• [What you need to do] Scan the data beneath this task and copy each line that includes "code".

• [Records supplied]
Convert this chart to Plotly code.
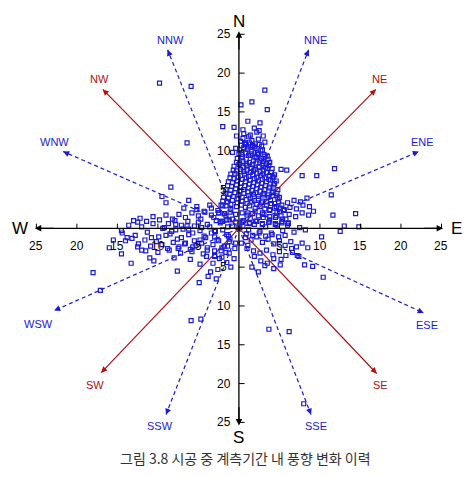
---
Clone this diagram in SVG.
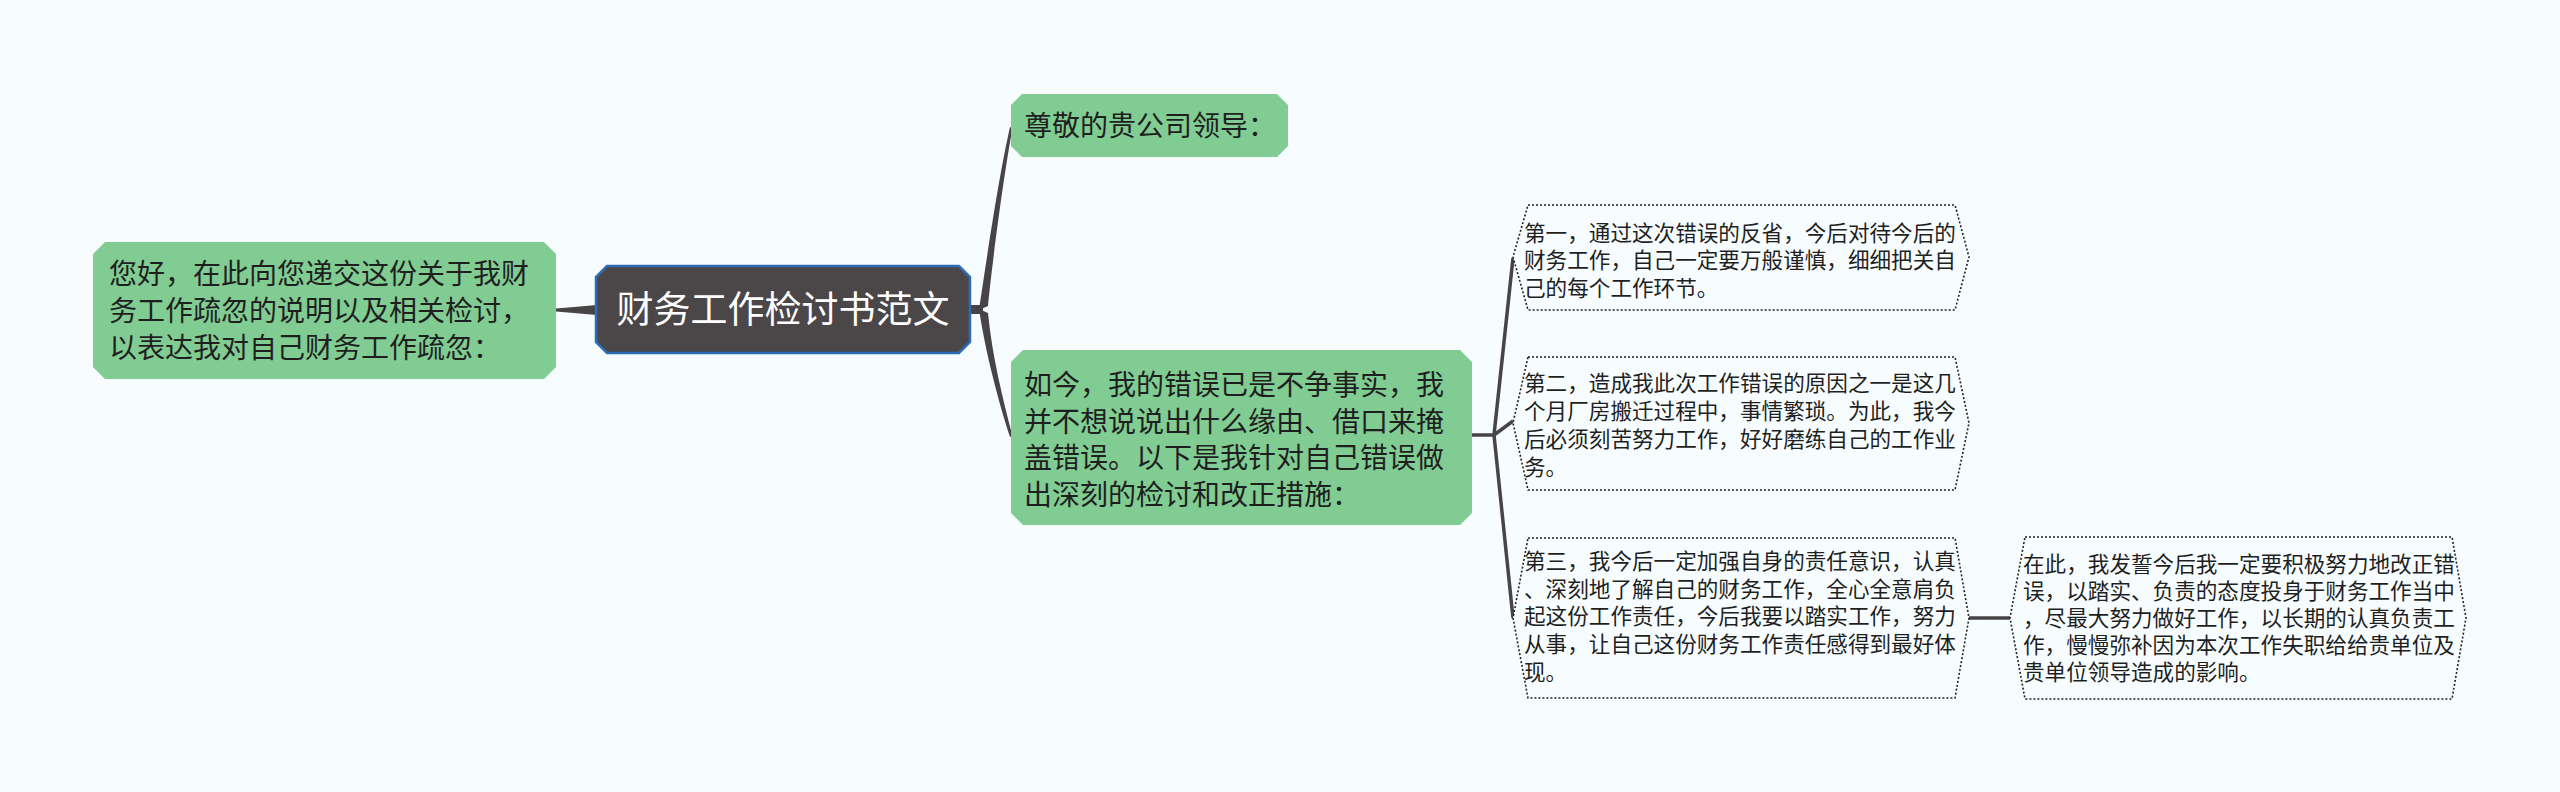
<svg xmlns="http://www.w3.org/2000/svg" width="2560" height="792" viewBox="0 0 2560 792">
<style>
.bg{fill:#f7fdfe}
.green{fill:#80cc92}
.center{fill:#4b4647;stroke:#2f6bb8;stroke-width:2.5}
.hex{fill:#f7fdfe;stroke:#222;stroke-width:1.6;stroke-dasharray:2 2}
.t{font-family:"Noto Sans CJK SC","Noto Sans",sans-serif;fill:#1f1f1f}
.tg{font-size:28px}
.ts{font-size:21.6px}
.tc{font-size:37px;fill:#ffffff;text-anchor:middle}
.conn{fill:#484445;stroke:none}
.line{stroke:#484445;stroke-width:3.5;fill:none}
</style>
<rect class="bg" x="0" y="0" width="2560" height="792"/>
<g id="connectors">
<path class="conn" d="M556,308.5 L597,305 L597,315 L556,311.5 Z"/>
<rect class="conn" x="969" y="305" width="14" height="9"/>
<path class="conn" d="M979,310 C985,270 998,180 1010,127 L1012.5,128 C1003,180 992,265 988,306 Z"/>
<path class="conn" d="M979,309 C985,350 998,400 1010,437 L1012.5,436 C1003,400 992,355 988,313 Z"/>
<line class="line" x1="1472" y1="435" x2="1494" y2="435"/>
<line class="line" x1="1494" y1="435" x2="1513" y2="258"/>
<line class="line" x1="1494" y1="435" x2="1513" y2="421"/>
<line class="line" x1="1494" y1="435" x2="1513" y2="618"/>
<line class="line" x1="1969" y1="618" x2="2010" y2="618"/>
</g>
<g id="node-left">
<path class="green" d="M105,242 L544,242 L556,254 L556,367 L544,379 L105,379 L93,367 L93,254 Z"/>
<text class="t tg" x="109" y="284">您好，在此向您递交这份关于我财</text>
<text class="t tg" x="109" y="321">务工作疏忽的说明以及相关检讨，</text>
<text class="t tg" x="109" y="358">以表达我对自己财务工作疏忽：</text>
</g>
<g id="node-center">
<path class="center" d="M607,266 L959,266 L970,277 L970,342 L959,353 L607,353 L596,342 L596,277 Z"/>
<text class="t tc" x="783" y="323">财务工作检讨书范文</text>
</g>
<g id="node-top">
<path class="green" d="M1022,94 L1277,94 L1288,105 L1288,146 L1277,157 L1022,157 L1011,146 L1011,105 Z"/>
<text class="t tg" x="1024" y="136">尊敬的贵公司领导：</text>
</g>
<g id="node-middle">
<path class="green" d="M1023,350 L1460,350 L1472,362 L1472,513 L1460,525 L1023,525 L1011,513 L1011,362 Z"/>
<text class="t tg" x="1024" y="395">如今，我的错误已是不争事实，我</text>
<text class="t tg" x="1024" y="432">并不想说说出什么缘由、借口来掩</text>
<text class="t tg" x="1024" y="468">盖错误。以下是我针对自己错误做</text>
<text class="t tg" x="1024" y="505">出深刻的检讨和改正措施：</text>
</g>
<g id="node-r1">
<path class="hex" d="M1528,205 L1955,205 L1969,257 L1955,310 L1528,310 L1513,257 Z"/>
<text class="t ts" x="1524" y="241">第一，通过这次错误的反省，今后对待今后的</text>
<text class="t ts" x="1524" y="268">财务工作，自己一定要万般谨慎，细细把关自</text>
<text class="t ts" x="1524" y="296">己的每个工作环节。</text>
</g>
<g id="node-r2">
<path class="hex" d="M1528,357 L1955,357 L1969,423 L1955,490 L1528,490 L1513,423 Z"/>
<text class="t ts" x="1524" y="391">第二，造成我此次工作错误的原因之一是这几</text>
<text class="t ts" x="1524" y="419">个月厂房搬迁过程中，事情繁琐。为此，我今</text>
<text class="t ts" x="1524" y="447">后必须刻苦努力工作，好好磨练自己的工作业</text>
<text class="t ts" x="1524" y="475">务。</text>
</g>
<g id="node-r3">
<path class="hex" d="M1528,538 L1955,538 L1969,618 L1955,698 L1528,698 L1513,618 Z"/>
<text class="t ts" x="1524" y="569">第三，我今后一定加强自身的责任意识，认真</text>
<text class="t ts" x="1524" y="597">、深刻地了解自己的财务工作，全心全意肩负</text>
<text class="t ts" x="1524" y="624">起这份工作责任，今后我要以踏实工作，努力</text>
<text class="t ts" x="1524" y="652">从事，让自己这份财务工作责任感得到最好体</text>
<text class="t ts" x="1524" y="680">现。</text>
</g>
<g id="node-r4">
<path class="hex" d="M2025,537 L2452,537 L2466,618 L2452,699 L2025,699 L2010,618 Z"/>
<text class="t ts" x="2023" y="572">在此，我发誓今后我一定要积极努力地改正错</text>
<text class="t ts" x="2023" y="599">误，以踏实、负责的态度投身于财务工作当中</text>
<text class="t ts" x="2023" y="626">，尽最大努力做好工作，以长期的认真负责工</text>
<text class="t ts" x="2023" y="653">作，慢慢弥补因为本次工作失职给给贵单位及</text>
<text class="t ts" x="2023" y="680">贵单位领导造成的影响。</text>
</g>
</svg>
==
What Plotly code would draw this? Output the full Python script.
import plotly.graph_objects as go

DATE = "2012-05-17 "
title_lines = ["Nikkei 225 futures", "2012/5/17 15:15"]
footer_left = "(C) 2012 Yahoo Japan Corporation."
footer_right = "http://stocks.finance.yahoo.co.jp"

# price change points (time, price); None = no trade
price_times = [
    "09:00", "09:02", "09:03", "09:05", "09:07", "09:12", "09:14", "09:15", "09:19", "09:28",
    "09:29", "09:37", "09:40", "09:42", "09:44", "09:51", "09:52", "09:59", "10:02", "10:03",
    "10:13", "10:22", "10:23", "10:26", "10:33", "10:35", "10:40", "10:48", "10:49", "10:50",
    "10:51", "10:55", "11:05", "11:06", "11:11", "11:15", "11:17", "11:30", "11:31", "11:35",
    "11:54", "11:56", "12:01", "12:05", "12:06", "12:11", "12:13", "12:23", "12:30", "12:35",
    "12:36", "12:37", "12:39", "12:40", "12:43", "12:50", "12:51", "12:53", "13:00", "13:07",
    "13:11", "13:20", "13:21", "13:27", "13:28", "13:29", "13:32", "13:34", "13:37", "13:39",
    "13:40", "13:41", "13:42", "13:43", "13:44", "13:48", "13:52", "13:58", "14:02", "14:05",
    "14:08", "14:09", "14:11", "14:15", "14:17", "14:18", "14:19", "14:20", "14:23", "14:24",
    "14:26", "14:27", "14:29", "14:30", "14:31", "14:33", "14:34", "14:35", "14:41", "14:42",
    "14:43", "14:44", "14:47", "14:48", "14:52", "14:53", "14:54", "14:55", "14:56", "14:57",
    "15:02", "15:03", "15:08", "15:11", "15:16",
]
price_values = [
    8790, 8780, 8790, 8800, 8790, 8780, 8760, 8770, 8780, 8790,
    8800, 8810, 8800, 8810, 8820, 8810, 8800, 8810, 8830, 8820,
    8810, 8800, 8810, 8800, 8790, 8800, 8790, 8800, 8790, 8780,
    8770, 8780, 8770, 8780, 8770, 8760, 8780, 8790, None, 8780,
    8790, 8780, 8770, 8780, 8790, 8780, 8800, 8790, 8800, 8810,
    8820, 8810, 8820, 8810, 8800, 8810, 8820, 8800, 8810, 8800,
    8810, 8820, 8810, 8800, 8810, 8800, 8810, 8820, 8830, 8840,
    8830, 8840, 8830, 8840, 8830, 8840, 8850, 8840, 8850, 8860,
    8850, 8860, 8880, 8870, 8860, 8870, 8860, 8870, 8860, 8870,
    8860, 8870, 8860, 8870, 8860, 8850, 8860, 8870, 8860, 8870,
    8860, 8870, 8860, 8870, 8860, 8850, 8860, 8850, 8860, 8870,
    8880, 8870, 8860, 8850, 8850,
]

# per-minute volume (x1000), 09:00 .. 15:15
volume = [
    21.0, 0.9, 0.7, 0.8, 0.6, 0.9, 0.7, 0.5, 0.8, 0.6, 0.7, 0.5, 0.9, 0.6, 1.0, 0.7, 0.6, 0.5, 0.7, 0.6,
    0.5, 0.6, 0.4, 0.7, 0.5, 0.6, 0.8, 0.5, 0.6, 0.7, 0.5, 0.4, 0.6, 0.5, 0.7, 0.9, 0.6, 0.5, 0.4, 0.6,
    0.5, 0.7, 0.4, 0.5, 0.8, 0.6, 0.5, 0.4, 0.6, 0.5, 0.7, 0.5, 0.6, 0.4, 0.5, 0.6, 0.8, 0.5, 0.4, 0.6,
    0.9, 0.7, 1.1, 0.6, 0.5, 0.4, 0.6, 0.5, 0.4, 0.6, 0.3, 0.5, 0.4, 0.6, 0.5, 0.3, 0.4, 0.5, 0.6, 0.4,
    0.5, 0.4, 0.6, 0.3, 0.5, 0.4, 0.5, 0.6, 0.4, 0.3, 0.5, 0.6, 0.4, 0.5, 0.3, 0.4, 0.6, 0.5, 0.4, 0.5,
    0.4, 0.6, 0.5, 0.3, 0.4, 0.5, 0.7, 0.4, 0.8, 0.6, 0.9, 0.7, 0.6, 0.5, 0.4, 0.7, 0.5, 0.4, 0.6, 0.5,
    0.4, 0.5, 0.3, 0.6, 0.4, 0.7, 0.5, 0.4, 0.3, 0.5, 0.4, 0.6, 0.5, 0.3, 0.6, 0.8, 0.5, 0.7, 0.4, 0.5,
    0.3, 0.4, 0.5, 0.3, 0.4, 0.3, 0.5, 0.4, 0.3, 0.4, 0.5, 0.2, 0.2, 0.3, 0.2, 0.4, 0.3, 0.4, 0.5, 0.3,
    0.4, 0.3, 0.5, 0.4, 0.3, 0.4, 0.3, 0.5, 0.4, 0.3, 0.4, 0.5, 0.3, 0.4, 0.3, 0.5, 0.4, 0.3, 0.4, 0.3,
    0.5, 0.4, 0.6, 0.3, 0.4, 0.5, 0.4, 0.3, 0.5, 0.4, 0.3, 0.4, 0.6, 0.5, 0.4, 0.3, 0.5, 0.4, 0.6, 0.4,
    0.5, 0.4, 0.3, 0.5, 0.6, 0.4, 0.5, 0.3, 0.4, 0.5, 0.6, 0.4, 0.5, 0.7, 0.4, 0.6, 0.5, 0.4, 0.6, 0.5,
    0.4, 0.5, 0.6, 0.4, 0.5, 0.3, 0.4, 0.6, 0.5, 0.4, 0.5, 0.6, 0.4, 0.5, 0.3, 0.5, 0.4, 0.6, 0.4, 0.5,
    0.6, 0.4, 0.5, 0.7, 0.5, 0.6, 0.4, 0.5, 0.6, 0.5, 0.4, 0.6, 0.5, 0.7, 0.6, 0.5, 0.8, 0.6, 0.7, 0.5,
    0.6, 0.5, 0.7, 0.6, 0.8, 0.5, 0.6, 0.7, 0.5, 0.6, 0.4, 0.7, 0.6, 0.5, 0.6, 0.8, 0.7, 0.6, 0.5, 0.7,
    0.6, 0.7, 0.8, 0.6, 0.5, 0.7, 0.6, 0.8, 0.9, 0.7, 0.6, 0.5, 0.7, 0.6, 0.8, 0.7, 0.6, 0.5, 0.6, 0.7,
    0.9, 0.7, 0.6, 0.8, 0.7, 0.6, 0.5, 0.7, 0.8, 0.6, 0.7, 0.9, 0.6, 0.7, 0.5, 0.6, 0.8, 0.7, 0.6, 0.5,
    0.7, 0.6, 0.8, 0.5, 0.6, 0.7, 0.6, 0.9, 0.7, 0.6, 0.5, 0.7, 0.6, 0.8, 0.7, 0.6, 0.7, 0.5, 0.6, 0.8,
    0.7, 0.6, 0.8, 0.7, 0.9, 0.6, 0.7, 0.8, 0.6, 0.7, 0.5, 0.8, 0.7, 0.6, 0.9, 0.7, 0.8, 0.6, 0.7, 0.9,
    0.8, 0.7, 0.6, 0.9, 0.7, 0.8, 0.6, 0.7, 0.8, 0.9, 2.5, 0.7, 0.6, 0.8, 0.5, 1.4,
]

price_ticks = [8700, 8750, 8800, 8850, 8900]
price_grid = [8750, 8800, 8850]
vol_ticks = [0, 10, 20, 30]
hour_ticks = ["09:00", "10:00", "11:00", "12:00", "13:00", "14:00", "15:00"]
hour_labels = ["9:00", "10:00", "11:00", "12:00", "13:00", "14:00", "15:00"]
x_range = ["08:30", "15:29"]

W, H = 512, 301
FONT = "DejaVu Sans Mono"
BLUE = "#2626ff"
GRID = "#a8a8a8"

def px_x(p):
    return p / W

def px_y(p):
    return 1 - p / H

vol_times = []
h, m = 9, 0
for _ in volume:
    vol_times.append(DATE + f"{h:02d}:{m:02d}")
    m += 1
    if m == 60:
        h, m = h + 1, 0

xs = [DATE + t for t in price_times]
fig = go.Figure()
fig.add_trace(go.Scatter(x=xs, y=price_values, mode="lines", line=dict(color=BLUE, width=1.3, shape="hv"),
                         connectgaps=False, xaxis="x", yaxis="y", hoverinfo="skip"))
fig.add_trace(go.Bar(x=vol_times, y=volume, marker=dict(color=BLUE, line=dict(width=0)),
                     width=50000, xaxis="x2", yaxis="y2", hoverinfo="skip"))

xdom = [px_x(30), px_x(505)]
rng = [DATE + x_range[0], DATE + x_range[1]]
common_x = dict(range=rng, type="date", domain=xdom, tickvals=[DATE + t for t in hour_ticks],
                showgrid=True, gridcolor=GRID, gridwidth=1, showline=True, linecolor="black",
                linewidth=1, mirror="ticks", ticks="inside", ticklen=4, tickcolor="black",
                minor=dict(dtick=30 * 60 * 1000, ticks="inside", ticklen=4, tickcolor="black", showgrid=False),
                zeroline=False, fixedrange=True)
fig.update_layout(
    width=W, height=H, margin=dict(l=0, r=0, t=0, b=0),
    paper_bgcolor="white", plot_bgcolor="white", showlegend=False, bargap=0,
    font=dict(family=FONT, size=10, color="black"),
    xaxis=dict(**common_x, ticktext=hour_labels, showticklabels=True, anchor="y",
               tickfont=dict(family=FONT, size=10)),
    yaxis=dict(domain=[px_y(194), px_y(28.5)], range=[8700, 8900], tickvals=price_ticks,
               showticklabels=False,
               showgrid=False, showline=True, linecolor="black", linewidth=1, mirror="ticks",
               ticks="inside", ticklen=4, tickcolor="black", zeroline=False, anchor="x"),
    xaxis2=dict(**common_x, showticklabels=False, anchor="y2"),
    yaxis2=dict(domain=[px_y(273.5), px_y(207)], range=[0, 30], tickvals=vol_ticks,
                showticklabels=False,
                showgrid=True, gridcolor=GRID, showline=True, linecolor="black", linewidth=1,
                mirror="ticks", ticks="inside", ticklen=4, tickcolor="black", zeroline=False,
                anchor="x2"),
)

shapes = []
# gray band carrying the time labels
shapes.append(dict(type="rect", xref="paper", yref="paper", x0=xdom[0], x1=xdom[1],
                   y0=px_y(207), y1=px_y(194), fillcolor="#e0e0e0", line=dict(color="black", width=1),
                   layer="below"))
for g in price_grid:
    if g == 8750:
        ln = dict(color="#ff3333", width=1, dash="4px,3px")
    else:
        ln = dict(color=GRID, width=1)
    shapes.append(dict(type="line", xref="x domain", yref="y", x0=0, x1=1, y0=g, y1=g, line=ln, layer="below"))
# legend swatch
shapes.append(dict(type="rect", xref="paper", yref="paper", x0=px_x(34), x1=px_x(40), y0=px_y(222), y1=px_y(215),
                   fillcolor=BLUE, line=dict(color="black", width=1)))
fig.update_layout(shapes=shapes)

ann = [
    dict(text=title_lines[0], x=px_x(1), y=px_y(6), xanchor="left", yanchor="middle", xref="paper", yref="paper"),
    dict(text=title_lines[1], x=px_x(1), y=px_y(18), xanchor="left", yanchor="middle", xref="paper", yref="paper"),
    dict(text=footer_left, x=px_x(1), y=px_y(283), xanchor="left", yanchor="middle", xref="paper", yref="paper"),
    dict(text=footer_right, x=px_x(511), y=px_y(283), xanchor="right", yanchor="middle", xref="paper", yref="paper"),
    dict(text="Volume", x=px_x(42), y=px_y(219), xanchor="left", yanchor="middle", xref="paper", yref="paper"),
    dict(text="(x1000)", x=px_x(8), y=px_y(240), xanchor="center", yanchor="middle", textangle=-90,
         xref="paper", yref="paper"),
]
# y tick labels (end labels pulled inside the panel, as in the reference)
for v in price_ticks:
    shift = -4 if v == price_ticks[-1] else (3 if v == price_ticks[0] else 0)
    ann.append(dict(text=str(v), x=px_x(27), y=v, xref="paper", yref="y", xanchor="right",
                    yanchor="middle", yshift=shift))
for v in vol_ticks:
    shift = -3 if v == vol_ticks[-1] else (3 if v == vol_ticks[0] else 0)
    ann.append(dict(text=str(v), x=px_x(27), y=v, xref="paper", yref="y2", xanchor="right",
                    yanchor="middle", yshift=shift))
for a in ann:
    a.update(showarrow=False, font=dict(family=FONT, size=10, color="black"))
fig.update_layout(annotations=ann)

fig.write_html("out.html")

• [Result below]
Convert this chart to Plotly code.
What Plotly code would draw this? Output the full Python script.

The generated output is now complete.